Connected car, salvavita ma intercettabili

In un mondo in cui sulle autostrade tutte le automobili fossero delle smart car avremmo la certezza di una guida decisamente più sicura. Secondo la National Highway Traffic Safety Administration stima che l’adozione su larga scala del V2V potrebbe prevenire oltre mezzo milione di incidenti e oltre mille vittime ogni anno, solo negli Stati Uniti. General Motors ha già annunciato che il vehicle to vehicle sarà introdotta sui modelli Cadillac già nel 2017.
Le auto con comunicazione V2V sono in grado di comunicare tra loro per evitare scontri a breve distanza; inoltre, in caso di blocchi da incidente o altra problematica, possono programmare percorsi alternativi.
Ci sarebbero dei vantaggi anche sulle strade a percorrenza normale: questi veicoli non passano mai con il semaforo rosso e l’attività dei vigili potrà essere svolta da remoto.
E’ questo il quadro di riferimento dell’Internet of Things del settore automobilistico, il V2X (vehicle to everything): al suo interno, oltre che di V2V si parla anche di V2I, vehicle to infrastructure.

Connected o Smart, ecco la differenza
Si può poi distinguere tra le connected car e quelle smart. Le prime rilevano l’ambiente con il sensore Lidar, Light Detection and Ranging, posto sul tetto: non vedono ciò che è intorno a loro, come invece fanno le seconde.
La capacità di comunicazione tra di loro e con una infrastruttura risolve molti problemi, ma ovviamente gli esperti di sicurezza vedono il rischio di cyberattacchi provenienti dall’intercettazione dei messaggi di posizione. Non si tratta di uno scenario fantascientifico, bensì di una certezza già dimostrata dall’esperto di security Jonathan Petit.
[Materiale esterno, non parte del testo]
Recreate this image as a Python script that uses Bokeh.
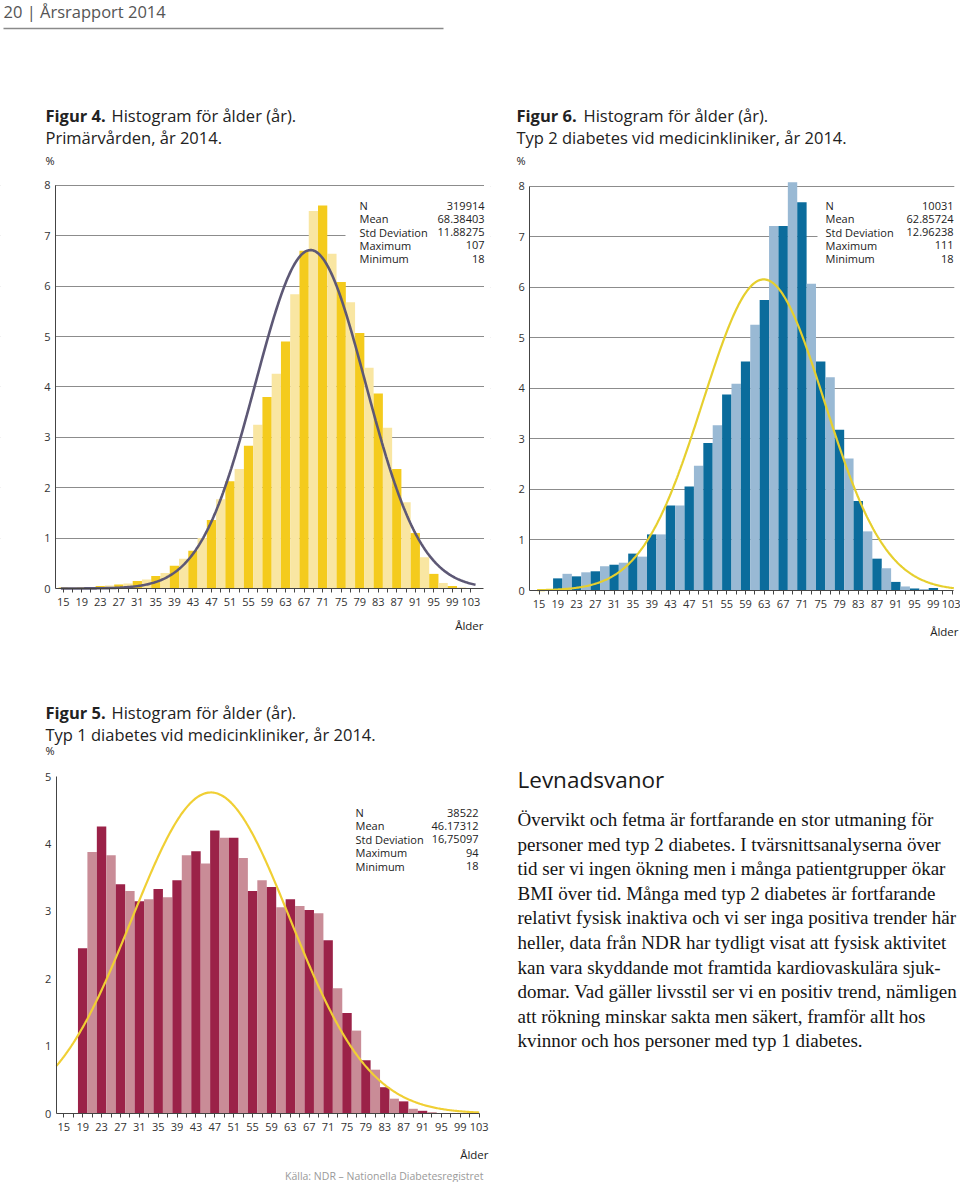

Le informazioni inviate da un’auto a un’altra sono crittografate e sono relative alla loro posizione e velocità: anche se non vengono inviati dati legati alla targa, ogni messaggio possiede una firma digitale per evitare false comunicazioni o incomprensioni che potrebbero provocare incidenti.

Prove pratiche di sniffing
Nella sua prova pratica di car attack, Petit ha posizionato in punti diversi due stazioni di sniffing (intercettazione passiva) e un veicolo dotato di sistema V2X, in grado di recuperare i dati provenienti da veicolo a veicolo e da veicolo a infrastruttura.
Dei 2,5 milioni di messaggi trasmessi in due settimane dall’auto V2X, le stazioni di sniffing ne hanno rilevati circa quarantamila, solo il 3% del totale. Con questi dati e con le relative firme digitali, però, Petit è stato in grado di identificare i veicoli, stimare dove fossero all’interno del campus con una precisione pari al 78% e risalire al luogo esatto con il 40% di successo. Ancor più facile è compromettere la sicurezza delle auto smart, i cui dati consentono di risalire a posizione, velocità e direzione delle vetture.
Petit e il team di investigatori dell’Università di Twente credono che i governi o i cybercriminali potrebbero usare questo sistema su larga scala per monitorare tutte le automobili di una città: “i ladri potrebbero attendere che le auto della polizia siano impegnate in una determinata zona e poi commettere un furto altrove”, spiega Petit.
L’esperto francese sta collaborando con Ford, General Motors e altre case automobilistiche per sviluppare strategie di protezione delle connected car. In pochi anni saremo in grado di beneficiare dei vantaggi di queste auto, con la garanzia di una completa sicurezza.